5. Learn to enjoy your sport
I got a good bit of advice from Karen Pickering, the ex GB swimmer, who said she regretted stopping swimming all together when she retired. She advised me to taper down instead, for lots of reasons, both physical and mental.
After retiring I have come out to Holland to play domestic hockey and that has enabled me still to train at a decent level 4-5 times a week. Although you have the pressure of having been an international, it gives you the opportunity to just enjoy it.
Playing at club level means I can enjoy the social side more too. The best thing about hockey is that community feeling. My wife Helen and I can indulge a bit more now, in terms of what we eat or drink, but because it is so ingrained in us we still have a bit of guilt about that. That is hard to cope with but I’m getting there.
6. Be flexible
I know that after this year, when I don’t have organised training, I will have to work harder to schedule my fitness in. It’s important to be willing to train at different times in the day, whenever your schedule allows.
All the hockey training we do at the moment is late afternoon but if I had a choice I would train in the morning. However, I have had to learn over the years that you have to train whatever time of day you can. Yesterday I was travelling to London and I had to work out at 8.30 at night. But I still did it.

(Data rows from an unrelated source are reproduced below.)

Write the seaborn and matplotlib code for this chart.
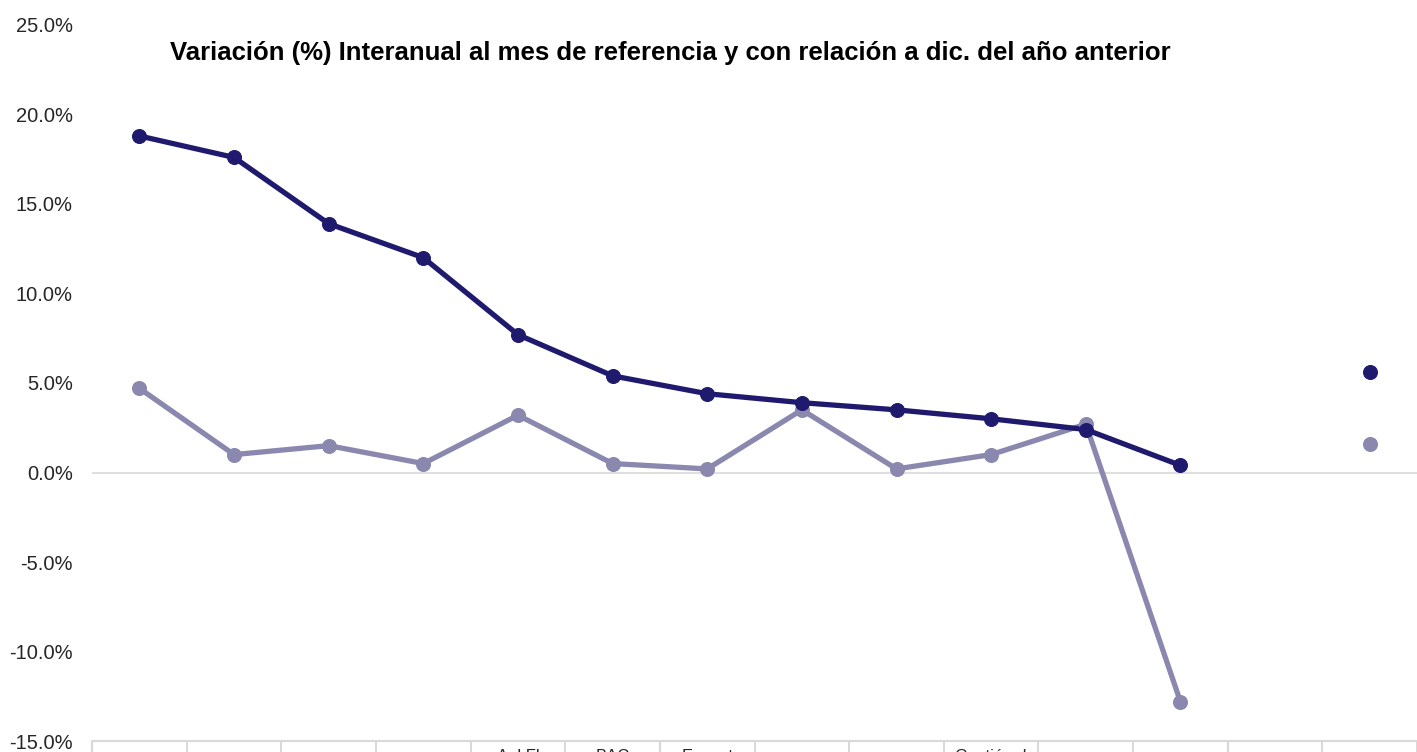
import numpy as np
import pandas as pd
import matplotlib
matplotlib.use("Agg")
import matplotlib.pyplot as plt
import seaborn as sns

# Data (values in %)
categories = ["", "", "", "", "Apl Fl", "BAC", "Ecopet", "", "", "Gestión d", "", "", "", ""]
interanual = [18.8, 17.6, 13.9, 12.0, 7.7, 5.4, 4.4, 3.9, 3.5, 3.0, 2.4, 0.4, np.nan, 5.6]
vs_dic = [4.7, 1.0, 1.5, 0.5, 3.2, 0.5, 0.2, 3.5, 0.2, 1.0, 2.7, -12.8, np.nan, 1.6]

DARK = "#1F1A6E"
LIGHT = "#8A88AE"

sns.set_style("white")
plt.rcParams["font.family"] = ["Liberation Sans", "DejaVu Sans"]

df = pd.DataFrame({
    "x": np.arange(len(categories)),
    "interanual": interanual,
    "vs_dic": vs_dic,
})
lines = df.iloc[:12]

fig = plt.figure(figsize=(14.17, 7.52), dpi=100)
ax = fig.add_axes([0.065, 0.0146, 0.935, 0.9522])

ax.axhline(0, color="#D9D9D9", linewidth=1.2, zorder=0)

for col, color in [("vs_dic", LIGHT), ("interanual", DARK)]:
    sns.lineplot(data=lines, x="x", y=col, color=color, linewidth=3.8, ax=ax)
    sns.scatterplot(data=df.dropna(), x="x", y=col, color=color, s=100,
                    edgecolor=color, ax=ax, zorder=3)

ax.set_xlim(-0.5, 13.5)
ax.set_ylim(-15, 25)
ax.set_yticks(np.arange(-15, 26, 5))
ax.set_yticklabels([f"{v:.1f}%" for v in np.arange(-15, 26, 5)], fontsize=14.5)
ax.tick_params(axis="y", length=0, pad=14)

ax.set_xticks(df["x"])
ax.set_xticklabels(categories, fontsize=12)
ax.tick_params(axis="x", which="major", bottom=False, length=0, pad=6)
ax.set_xticks(np.arange(-0.5, 13.6, 1), minor=True)
ax.tick_params(axis="x", which="minor", bottom=True, length=12, color="#D9D9D9", width=1.5)

for s in ["top", "right", "left"]:
    ax.spines[s].set_visible(False)
ax.spines["bottom"].set_color("#D9D9D9")
ax.spines["bottom"].set_linewidth(1.5)
ax.set_xlabel("")
ax.set_ylabel("")

fig.text(0.473, 0.93, "Variación (%) Interanual al mes de referencia y con relación a dic. del año anterior",
         ha="center", va="center", fontsize=18.5, fontweight="bold", color="black")

fig.savefig("out.png", dpi=100)
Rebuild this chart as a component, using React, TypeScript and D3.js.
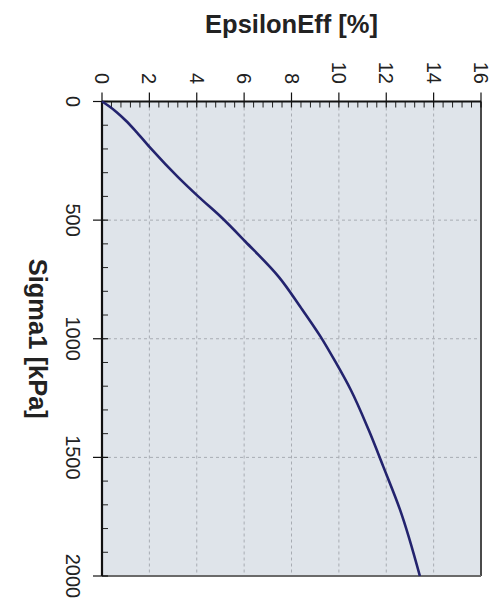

Learning that discipline, to fit things in whenever you can, is a big help.
7. Don’t fear heavy metal
In the gym we would work a lot on the lower back, legs and core as that is very important for hockey, as well as for your general strength and posture. We would have three gym sessions a week and they would include Olympic lifts like back squats, front squats, power cleans and deadlifts.
We would do a four-week block of the gym and then you would get a new session so it always felt varied and you didn’t get bored.
8. Team up
Training with other people really helps with motivation. If someone is relying on you to turn up, you don’t want to let them down. You also get good banter and comedy so you have that to keep you going: even if you are feeling dreadful, your friends help you through it. Maybe next time they will feel rubbish and you will help them. You get through it together.
9. Become a masterchef
You can get a bit stuck in a rut with cooking. You go to the shop on Sunday and buy your food for the week and it’s so easy to just buy the same thing every week. Try to make your food varied or it gets too boring and you lose your motivation.
We share recipes among the squad a lot. When we went to stay in Australia we would stay in an apartment and cook for ourselves and share recipes. Our nutritionist Emma Gardiner at the English Institute of Sport helps us with ideas too.
10. Find a new sport
I would like to take up swimming. I enjoyed that when I was younger and I would like to get back into it. I would love to have a go at golf too. I have had a go on the driving range. My irons are fine, and I think the hockey training helps, but my driving is appalling.
Finding new sports just keeps things interesting so you don’t get bored.